╭──

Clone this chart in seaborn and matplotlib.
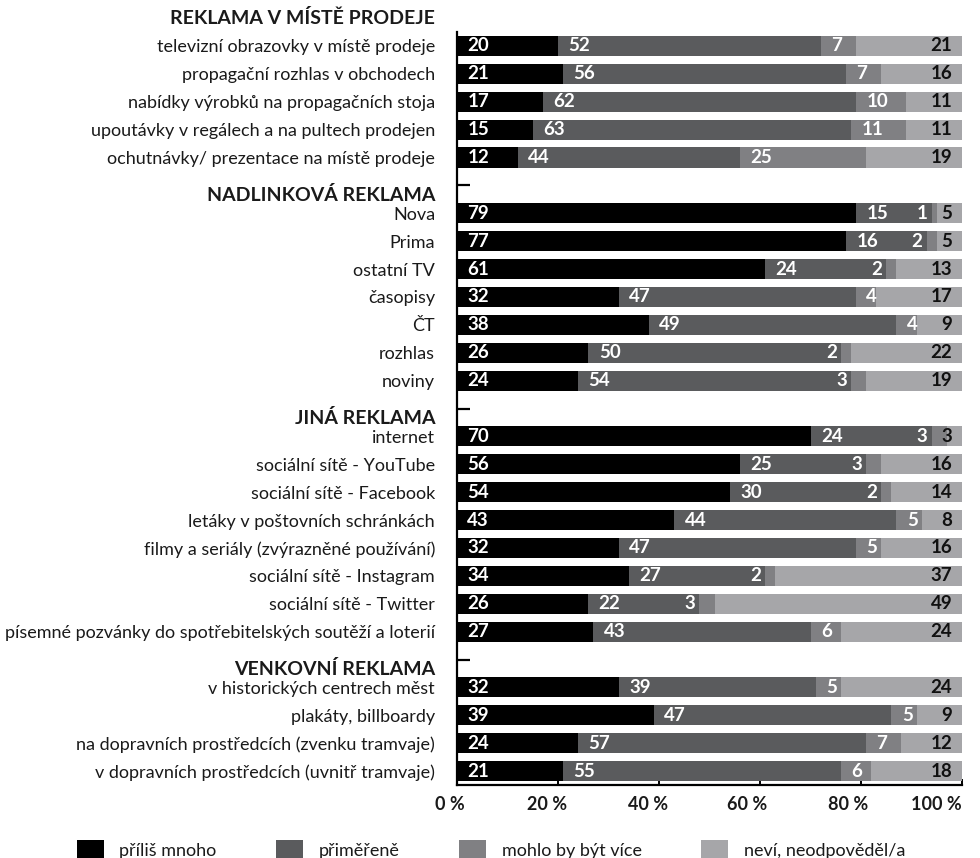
import matplotlib
matplotlib.use("Agg")
import matplotlib.pyplot as plt
import matplotlib.transforms as mtransforms
from matplotlib.patches import Patch
import pandas as pd
import seaborn as sns

# ---- data -------------------------------------------------------------
sections = ["REKLAMA V MÍSTĚ PRODEJE", "NADLINKOVÁ REKLAMA",
            "JINÁ REKLAMA", "VENKOVNÍ REKLAMA"]

items = [
    ["televizní obrazovky v místě prodeje",
     "propagační rozhlas v obchodech",
     "nabídky výrobků na propagačních stoja",
     "upoutávky v regálech a na pultech prodejen",
     "ochutnávky/ prezentace na místě prodeje"],
    ["Nova", "Prima", "ostatní TV", "časopisy", "ČT", "rozhlas", "noviny"],
    ["internet", "sociální sítě - YouTube", "sociální sítě - Facebook",
     "letáky v poštovních schránkách",
     "filmy a seriály (zvýrazněné používání)",
     "sociální sítě - Instagram", "sociální sítě - Twitter",
     "písemné pozvánky do spotřebitelských soutěží a loterií"],
    ["v historických centrech měst", "plakáty, billboardy",
     "na dopravních prostředcích (zvenku tramvaje)",
     "v dopravních prostředcích (uvnitř tramvaje)"],
]

too_much = [20, 21, 17, 15, 12,
            79, 77, 61, 32, 38, 26, 24,
            70, 56, 54, 43, 32, 34, 26, 27,
            32, 39, 24, 21]
adequate = [52, 56, 62, 63, 44,
            15, 16, 24, 47, 49, 50, 54,
            24, 25, 30, 44, 47, 27, 22, 43,
            39, 47, 57, 55]
could_be_more = [7, 7, 10, 11, 25,
                 1, 2, 2, 4, 4, 2, 3,
                 3, 3, 2, 5, 5, 2, 3, 6,
                 5, 5, 7, 6]
dont_know = [21, 16, 11, 11, 19,
             5, 5, 13, 17, 9, 22, 19,
             3, 16, 14, 8, 16, 37, 49, 24,
             24, 9, 12, 18]

series_names = ["příliš mnoho", "přiměřeně", "mohlo by být více",
                "neví, neodpověděl/a"]
colors = ["#000000", "#5a5b5d", "#808083", "#a6a6a9"]

x_ticks = [0, 20, 40, 60, 80, 100]
x_tick_labels = ["0 %", "20 %", "40 %", "60 %", "80 %", "100 %"]

# ---- layout of rows: a header slot before each section ---------------
slots, headers, item_labels = [], set(), []
for sec, its in zip(sections, items):
    slots.append(sec)
    headers.add(sec)
    slots.extend(its)
    item_labels.extend(its)

series = [too_much, adequate, could_be_more, dont_know]
df = pd.DataFrame({"label": item_labels})
running = [0] * len(item_labels)
for k, vals in enumerate(series):
    running = [r + v for r, v in zip(running, vals)]
    df[f"cum{k}"] = running

# ---- style ------------------------------------------------------------
sns.set_theme(style="white")
plt.rcParams["font.family"] = ["Lato", "DejaVu Sans"]
plt.rcParams["text.color"] = "#1a1a1a"

FS = 13.0
FS_HEAD = 14
FS_VAL = 13.5

fig = plt.figure(figsize=(9.8, 8.58), dpi=100)
ax = fig.add_axes([457 / 980, 1 - 785 / 858, 505 / 980, (785 - 32) / 858])

# stacked bars drawn as overlapping cumulative totals
for k in range(3, -1, -1):
    sns.barplot(data=df, x=f"cum{k}", y="label", order=slots, orient="h",
                color=colors[k], saturation=1, width=0.72, errorbar=None,
                linewidth=0, ax=ax)

ax.set_xlim(0, 100)
ax.set_ylim(len(slots) - 0.5, 0.5)
ax.set_xlabel("")
ax.set_ylabel("")

# value labels
pos = {lab: i for i, lab in enumerate(slots)}
for j, lab in enumerate(item_labels):
    y = pos[lab]
    start = 0
    for k, vals in enumerate(series):
        v = vals[j]
        if k == 3:
            ax.annotate(f"{v}", (100, y), xytext=(-7, 0),
                        textcoords="offset points", ha="right",
                        va="center", fontsize=FS_VAL, fontweight="bold",
                        color="#111111")
        elif k == 2 and v <= 3:
            ax.annotate(f"{v}", (start, y), xytext=(-3, 0),
                        textcoords="offset points", ha="right",
                        va="center", fontsize=FS_VAL, fontweight="bold",
                        color="white")
        else:
            ax.annotate(f"{v}", (start, y), xytext=(7.5, 0),
                        textcoords="offset points", ha="left",
                        va="center", fontsize=FS_VAL, fontweight="bold",
                        color="white")
        start += v

# y axis: row labels, ticks only for section headers
ax.set_yticks(range(1, len(slots)))
ax.set_yticklabels(slots[1:])
ax.tick_params(axis="y", left=True, direction="in", length=9, width=1.6,
               pad=15.8, labelsize=FS, colors="#000000",
               labelcolor="#1a1a1a")
head_shift = mtransforms.ScaledTranslation(0, -8 / 100, fig.dpi_scale_trans)
for tick, lab in zip(ax.yaxis.get_major_ticks(), slots[1:]):
    if lab in headers:
        tick.label1.set_fontweight("bold")
        tick.label1.set_fontsize(FS_HEAD)
        tick.label1.set_transform(tick.label1.get_transform() + head_shift)
    else:
        tick.tick1line.set_visible(False)

ax.annotate(slots[0], xy=(0, 0), xycoords=("axes fraction", "data"),
            xytext=(-15.8, 0), textcoords="offset points", ha="right",
            va="center", fontsize=FS_HEAD, fontweight="bold",
            annotation_clip=False)

# x axis
ax.set_xticks(x_ticks)
ax.set_xticklabels(x_tick_labels)
ax.tick_params(axis="x", bottom=True, direction="in", length=4, width=1.4,
               pad=8, labelsize=FS, colors="#000000", labelcolor="#1a1a1a")
label_nudge = [-7, -10.5, -11, -12.5, -13, -26]
for lbl, dx in zip(ax.get_xticklabels(), label_nudge):
    lbl.set_fontweight("bold")
    lbl.set_transform(lbl.get_transform() + mtransforms.ScaledTranslation(
        dx / 100, 0, fig.dpi_scale_trans))

for side in ["top", "right"]:
    ax.spines[side].set_visible(False)
for side in ["left", "bottom"]:
    ax.spines[side].set_color("#000000")
    ax.spines[side].set_linewidth(1.6)
ax.grid(False)

# legend
handles = [Patch(facecolor=c, edgecolor="none") for c in colors]
fig.legend(handles, series_names, loc="center left",
           bbox_to_anchor=(77 / 980, 1 - 850 / 858), ncol=4, frameon=False,
           fontsize=13, handlelength=1.5, handleheight=1.3,
           handletextpad=0.85, columnspacing=3.3, borderpad=0,
           borderaxespad=0)

fig.savefig("out.png", dpi=100)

╰──

→ **Task goal**: Extract the full listing above verbatim; pictures are to be left out of the copy.

→ **Reply**:
Clone this chart in seaborn and matplotlib.
import matplotlib
matplotlib.use("Agg")
import matplotlib.pyplot as plt
import matplotlib.transforms as mtransforms
from matplotlib.patches import Patch
import pandas as pd
import seaborn as sns

# ---- data -------------------------------------------------------------
sections = ["REKLAMA V MÍSTĚ PRODEJE", "NADLINKOVÁ REKLAMA",
            "JINÁ REKLAMA", "VENKOVNÍ REKLAMA"]

items = [
    ["televizní obrazovky v místě prodeje",
     "propagační rozhlas v obchodech",
     "nabídky výrobků na propagačních stoja",
     "upoutávky v regálech a na pultech prodejen",
     "ochutnávky/ prezentace na místě prodeje"],
    ["Nova", "Prima", "ostatní TV", "časopisy", "ČT", "rozhlas", "noviny"],
    ["internet", "sociální sítě - YouTube", "sociální sítě - Facebook",
     "letáky v poštovních schránkách",
     "filmy a seriály (zvýrazněné používání)",
     "sociální sítě - Instagram", "sociální sítě - Twitter",
     "písemné pozvánky do spotřebitelských soutěží a loterií"],
    ["v historických centrech měst", "plakáty, billboardy",
     "na dopravních prostředcích (zvenku tramvaje)",
     "v dopravních prostředcích (uvnitř tramvaje)"],
]

too_much = [20, 21, 17, 15, 12,
            79, 77, 61, 32, 38, 26, 24,
            70, 56, 54, 43, 32, 34, 26, 27,
            32, 39, 24, 21]
adequate = [52, 56, 62, 63, 44,
            15, 16, 24, 47, 49, 50, 54,
            24, 25, 30, 44, 47, 27, 22, 43,
            39, 47, 57, 55]
could_be_more = [7, 7, 10, 11, 25,
                 1, 2, 2, 4, 4, 2, 3,
                 3, 3, 2, 5, 5, 2, 3, 6,
                 5, 5, 7, 6]
dont_know = [21, 16, 11, 11, 19,
             5, 5, 13, 17, 9, 22, 19,
             3, 16, 14, 8, 16, 37, 49, 24,
             24, 9, 12, 18]

series_names = ["příliš mnoho", "přiměřeně", "mohlo by být více",
                "neví, neodpověděl/a"]
colors = ["#000000", "#5a5b5d", "#808083", "#a6a6a9"]

x_ticks = [0, 20, 40, 60, 80, 100]
x_tick_labels = ["0 %", "20 %", "40 %", "60 %", "80 %", "100 %"]

# ---- layout of rows: a header slot before each section ---------------
slots, headers, item_labels = [], set(), []
for sec, its in zip(sections, items):
    slots.append(sec)
    headers.add(sec)
    slots.extend(its)
    item_labels.extend(its)

series = [too_much, adequate, could_be_more, dont_know]
df = pd.DataFrame({"label": item_labels})
running = [0] * len(item_labels)
for k, vals in enumerate(series):
    running = [r + v for r, v in zip(running, vals)]
    df[f"cum{k}"] = running

# ---- style ------------------------------------------------------------
sns.set_theme(style="white")
plt.rcParams["font.family"] = ["Lato", "DejaVu Sans"]
plt.rcParams["text.color"] = "#1a1a1a"

FS = 13.0
FS_HEAD = 14
FS_VAL = 13.5

fig = plt.figure(figsize=(9.8, 8.58), dpi=100)
ax = fig.add_axes([457 / 980, 1 - 785 / 858, 505 / 980, (785 - 32) / 858])

# stacked bars drawn as overlapping cumulative totals
for k in range(3, -1, -1):
    sns.barplot(data=df, x=f"cum{k}", y="label", order=slots, orient="h",
                color=colors[k], saturation=1, width=0.72, errorbar=None,
                linewidth=0, ax=ax)

ax.set_xlim(0, 100)
ax.set_ylim(len(slots) - 0.5, 0.5)
ax.set_xlabel("")
ax.set_ylabel("")

# value labels
pos = {lab: i for i, lab in enumerate(slots)}
for j, lab in enumerate(item_labels):
    y = pos[lab]
    start = 0
    for k, vals in enumerate(series):
        v = vals[j]
        if k == 3:
            ax.annotate(f"{v}", (100, y), xytext=(-7, 0),
                        textcoords="offset points", ha="right",
                        va="center", fontsize=FS_VAL, fontweight="bold",
                        color="#111111")
        elif k == 2 and v <= 3:
            ax.annotate(f"{v}", (start, y), xytext=(-3, 0),
                        textcoords="offset points", ha="right",
                        va="center", fontsize=FS_VAL, fontweight="bold",
                        color="white")
        else:
            ax.annotate(f"{v}", (start, y), xytext=(7.5, 0),
                        textcoords="offset points", ha="left",
                        va="center", fontsize=FS_VAL, fontweight="bold",
                        color="white")
        start += v

# y axis: row labels, ticks only for section headers
ax.set_yticks(range(1, len(slots)))
ax.set_yticklabels(slots[1:])
ax.tick_params(axis="y", left=True, direction="in", length=9, width=1.6,
               pad=15.8, labelsize=FS, colors="#000000",
               labelcolor="#1a1a1a")
head_shift = mtransforms.ScaledTranslation(0, -8 / 100, fig.dpi_scale_trans)
for tick, lab in zip(ax.yaxis.get_major_ticks(), slots[1:]):
    if lab in headers:
        tick.label1.set_fontweight("bold")
        tick.label1.set_fontsize(FS_HEAD)
        tick.label1.set_transform(tick.label1.get_transform() + head_shift)
    else:
        tick.tick1line.set_visible(False)

ax.annotate(slots[0], xy=(0, 0), xycoords=("axes fraction", "data"),
            xytext=(-15.8, 0), textcoords="offset points", ha="right",
            va="center", fontsize=FS_HEAD, fontweight="bold",
            annotation_clip=False)

# x axis
ax.set_xticks(x_ticks)
ax.set_xticklabels(x_tick_labels)
ax.tick_params(axis="x", bottom=True, direction="in", length=4, width=1.4,
               pad=8, labelsize=FS, colors="#000000", labelcolor="#1a1a1a")
label_nudge = [-7, -10.5, -11, -12.5, -13, -26]
for lbl, dx in zip(ax.get_xticklabels(), label_nudge):
    lbl.set_fontweight("bold")
    lbl.set_transform(lbl.get_transform() + mtransforms.ScaledTranslation(
        dx / 100, 0, fig.dpi_scale_trans))

for side in ["top", "right"]:
    ax.spines[side].set_visible(False)
for side in ["left", "bottom"]:
    ax.spines[side].set_color("#000000")
    ax.spines[side].set_linewidth(1.6)
ax.grid(False)

# legend
handles = [Patch(facecolor=c, edgecolor="none") for c in colors]
fig.legend(handles, series_names, loc="center left",
           bbox_to_anchor=(77 / 980, 1 - 850 / 858), ncol=4, frameon=False,
           fontsize=13, handlelength=1.5, handleheight=1.3,
           handletextpad=0.85, columnspacing=3.3, borderpad=0,
           borderaxespad=0)

fig.savefig("out.png", dpi=100)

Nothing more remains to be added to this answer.